> **Task instructions**: Write out every line of the material as it stands, apart from the pictures.

> **Data section**:

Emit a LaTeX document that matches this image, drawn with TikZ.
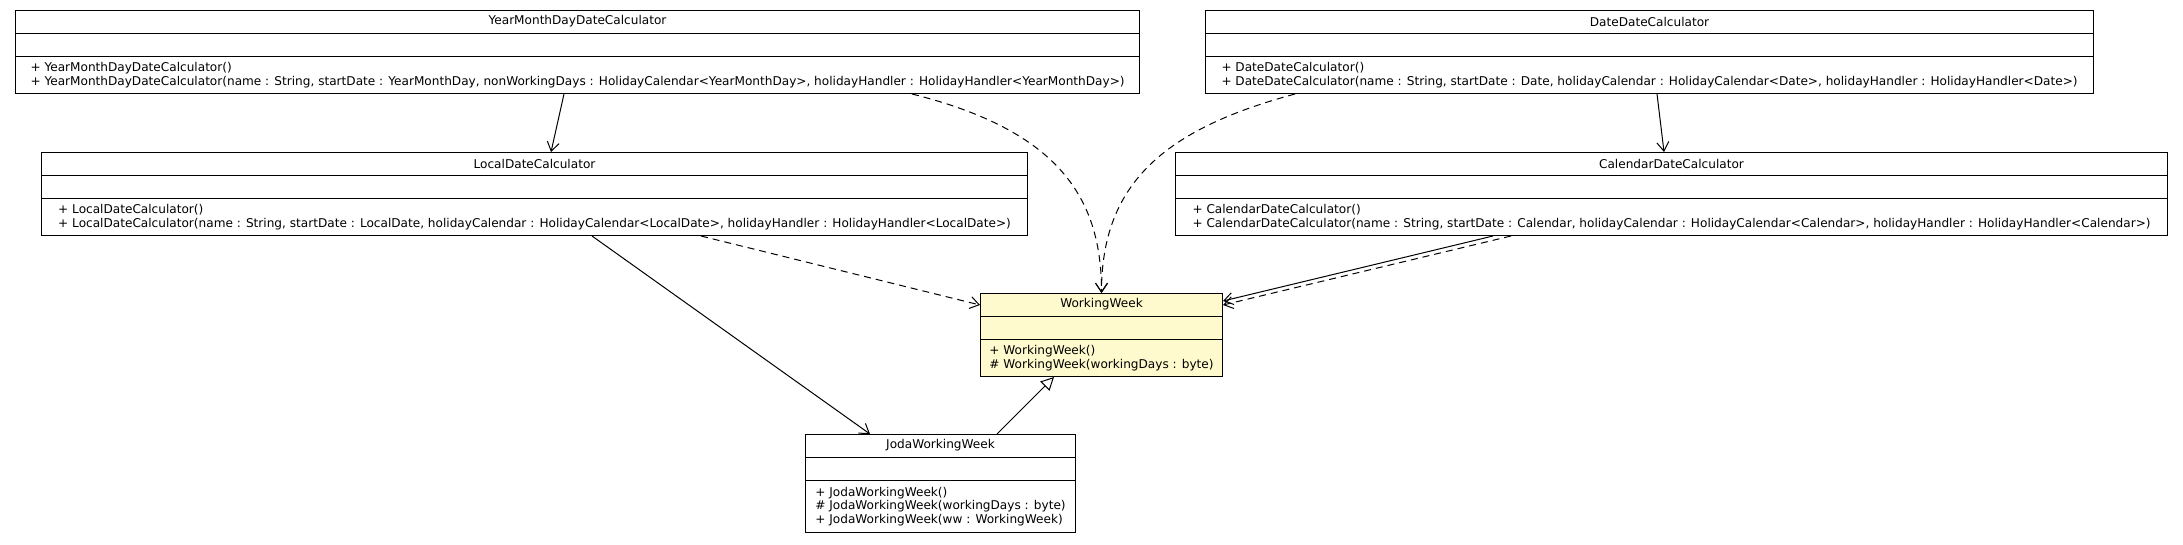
\documentclass[tikz,border=0pt]{standalone}
\usepackage{fontspec}
\setmainfont{DejaVu Sans}
\usetikzlibrary{arrows.meta,calc}
\definecolor{lemon}{HTML}{FFFACD}

\newcommand{\umlclass}[7][]{%
	\node[classbox,#1,minimum width=#4,minimum height=#5,anchor=north west] (#2) at #3 {};
	\draw[classline] ([yshift=-23pt]#2.north west) -- ([yshift=-23pt]#2.north east);
	\draw[classline] ([yshift=-46pt]#2.north west) -- ([yshift=-46pt]#2.north east);
	\node[classtext] (#2-name) at ([yshift=-11.5pt]#2.north) {#6};
	\node[classtext,align=left] (#2-ops) at ($([yshift=-46pt]#2.north)!0.5!(#2.south)$) {#7};
}

\begin{document}
\begin{tikzpicture}[x=1pt,y=-1pt]
			\tikzstyle{every node}+=[inner sep=0pt]
			\tikzstyle{classbox}=[draw=black,line width=1pt,fill=white,rectangle]
			\tikzstyle{classline}=[black,line width=1pt]
			\tikzstyle{classtext}=[font=\fontsize{12.1}{13.4}\selectfont]
			\tikzstyle{assoc}=[-{Straight Barb[length=9pt,width=12pt]},line width=1pt]
			\tikzstyle{depend}=[assoc,dash pattern=on 7pt off 5pt]
			\tikzstyle{extends}=[-{Triangle[open,length=13pt,width=13pt]},line width=1pt]
			\useasboundingbox (0,0) rectangle (2183,544);
			\umlclass{ymd}{(15,10)}{1124pt}{83pt}{YearMonthDayDateCalculator}{+ YearMonthDayDateCalculator()\\+ YearMonthDayDateCalculator(name : String, startDate : YearMonthDay, nonWorkingDays : HolidayCalendar<YearMonthDay>, holidayHandler : HolidayHandler<YearMonthDay>)}
			\umlclass{ddc}{(1205,10)}{888pt}{83pt}{DateDateCalculator}{+ DateDateCalculator()\\+ DateDateCalculator(name : String, startDate : Date, holidayCalendar : HolidayCalendar<Date>, holidayHandler : HolidayHandler<Date>)}
			\umlclass{ldc}{(41,152)}{986pt}{83pt}{LocalDateCalculator}{+ LocalDateCalculator()\\+ LocalDateCalculator(name : String, startDate : LocalDate, holidayCalendar : HolidayCalendar<LocalDate>, holidayHandler : HolidayHandler<LocalDate>)}
			\umlclass{cdc}{(1175,152)}{992pt}{83pt}{CalendarDateCalculator}{+ CalendarDateCalculator()\\+ CalendarDateCalculator(name : String, startDate : Calendar, holidayCalendar : HolidayCalendar<Calendar>, holidayHandler : HolidayHandler<Calendar>)}
			\umlclass[fill=lemon]{ww}{(980,293)}{242pt}{83pt}{WorkingWeek}{+ WorkingWeek()\\\# WorkingWeek(workingDays : byte)}
			\umlclass{jww}{(805,434)}{270pt}{98pt}{JodaWorkingWeek}{+ JodaWorkingWeek()\\\# JodaWorkingWeek(workingDays : byte)\\+ JodaWorkingWeek(ww : WorkingWeek)}
			\draw [assoc] ([xshift=549pt]ymd.south west) -- ([xshift=510pt]ldc.north west);
			\draw [assoc] ([xshift=452pt]ddc.south west) -- ([xshift=489pt]cdc.north west);
			\draw [depend] ([xshift=897pt]ymd.south west) .. controls +(148,37) and +(0,-94) .. (ww.north);
			\draw [depend] ([xshift=90pt]ddc.south west) .. controls +(-130,35) and +(0,-110) .. (ww.north);
			\draw [depend] ([xshift=660pt]ldc.south west) -- ([yshift=-12pt]ww.north west);
			\draw [assoc] ([xshift=551pt]ldc.south west) -- ([xshift=65pt]jww.north west);
			\draw [assoc] ([xshift=318pt]cdc.south west) -- ([yshift=-8pt]ww.north east);
			\draw [depend] ([xshift=336pt]cdc.south west) -- ([yshift=-12pt]ww.north east);
			\draw [extends] ([xshift=192pt]jww.north west) -- ([xshift=74pt]ww.south west);
		\end{tikzpicture}
\end{document}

> **Written reply**:
Emit a LaTeX document that matches this image, drawn with TikZ.
\documentclass[tikz,border=0pt]{standalone}
\usepackage{fontspec}
\setmainfont{DejaVu Sans}
\usetikzlibrary{arrows.meta,calc}
\definecolor{lemon}{HTML}{FFFACD}

\newcommand{\umlclass}[7][]{%
	\node[classbox,#1,minimum width=#4,minimum height=#5,anchor=north west] (#2) at #3 {};
	\draw[classline] ([yshift=-23pt]#2.north west) -- ([yshift=-23pt]#2.north east);
	\draw[classline] ([yshift=-46pt]#2.north west) -- ([yshift=-46pt]#2.north east);
	\node[classtext] (#2-name) at ([yshift=-11.5pt]#2.north) {#6};
	\node[classtext,align=left] (#2-ops) at ($([yshift=-46pt]#2.north)!0.5!(#2.south)$) {#7};
}

\begin{document}
\begin{tikzpicture}[x=1pt,y=-1pt]
			\tikzstyle{every node}+=[inner sep=0pt]
			\tikzstyle{classbox}=[draw=black,line width=1pt,fill=white,rectangle]
			\tikzstyle{classline}=[black,line width=1pt]
			\tikzstyle{classtext}=[font=\fontsize{12.1}{13.4}\selectfont]
			\tikzstyle{assoc}=[-{Straight Barb[length=9pt,width=12pt]},line width=1pt]
			\tikzstyle{depend}=[assoc,dash pattern=on 7pt off 5pt]
			\tikzstyle{extends}=[-{Triangle[open,length=13pt,width=13pt]},line width=1pt]
			\useasboundingbox (0,0) rectangle (2183,544);
			\umlclass{ymd}{(15,10)}{1124pt}{83pt}{YearMonthDayDateCalculator}{+ YearMonthDayDateCalculator()\\+ YearMonthDayDateCalculator(name : String, startDate : YearMonthDay, nonWorkingDays : HolidayCalendar<YearMonthDay>, holidayHandler : HolidayHandler<YearMonthDay>)}
			\umlclass{ddc}{(1205,10)}{888pt}{83pt}{DateDateCalculator}{+ DateDateCalculator()\\+ DateDateCalculator(name : String, startDate : Date, holidayCalendar : HolidayCalendar<Date>, holidayHandler : HolidayHandler<Date>)}
			\umlclass{ldc}{(41,152)}{986pt}{83pt}{LocalDateCalculator}{+ LocalDateCalculator()\\+ LocalDateCalculator(name : String, startDate : LocalDate, holidayCalendar : HolidayCalendar<LocalDate>, holidayHandler : HolidayHandler<LocalDate>)}
			\umlclass{cdc}{(1175,152)}{992pt}{83pt}{CalendarDateCalculator}{+ CalendarDateCalculator()\\+ CalendarDateCalculator(name : String, startDate : Calendar, holidayCalendar : HolidayCalendar<Calendar>, holidayHandler : HolidayHandler<Calendar>)}
			\umlclass[fill=lemon]{ww}{(980,293)}{242pt}{83pt}{WorkingWeek}{+ WorkingWeek()\\\# WorkingWeek(workingDays : byte)}
			\umlclass{jww}{(805,434)}{270pt}{98pt}{JodaWorkingWeek}{+ JodaWorkingWeek()\\\# JodaWorkingWeek(workingDays : byte)\\+ JodaWorkingWeek(ww : WorkingWeek)}
			\draw [assoc] ([xshift=549pt]ymd.south west) -- ([xshift=510pt]ldc.north west);
			\draw [assoc] ([xshift=452pt]ddc.south west) -- ([xshift=489pt]cdc.north west);
			\draw [depend] ([xshift=897pt]ymd.south west) .. controls +(148,37) and +(0,-94) .. (ww.north);
			\draw [depend] ([xshift=90pt]ddc.south west) .. controls +(-130,35) and +(0,-110) .. (ww.north);
			\draw [depend] ([xshift=660pt]ldc.south west) -- ([yshift=-12pt]ww.north west);
			\draw [assoc] ([xshift=551pt]ldc.south west) -- ([xshift=65pt]jww.north west);
			\draw [assoc] ([xshift=318pt]cdc.south west) -- ([yshift=-8pt]ww.north east);
			\draw [depend] ([xshift=336pt]cdc.south west) -- ([yshift=-12pt]ww.north east);
			\draw [extends] ([xshift=192pt]jww.north west) -- ([xshift=74pt]ww.south west);
		\end{tikzpicture}
\end{document}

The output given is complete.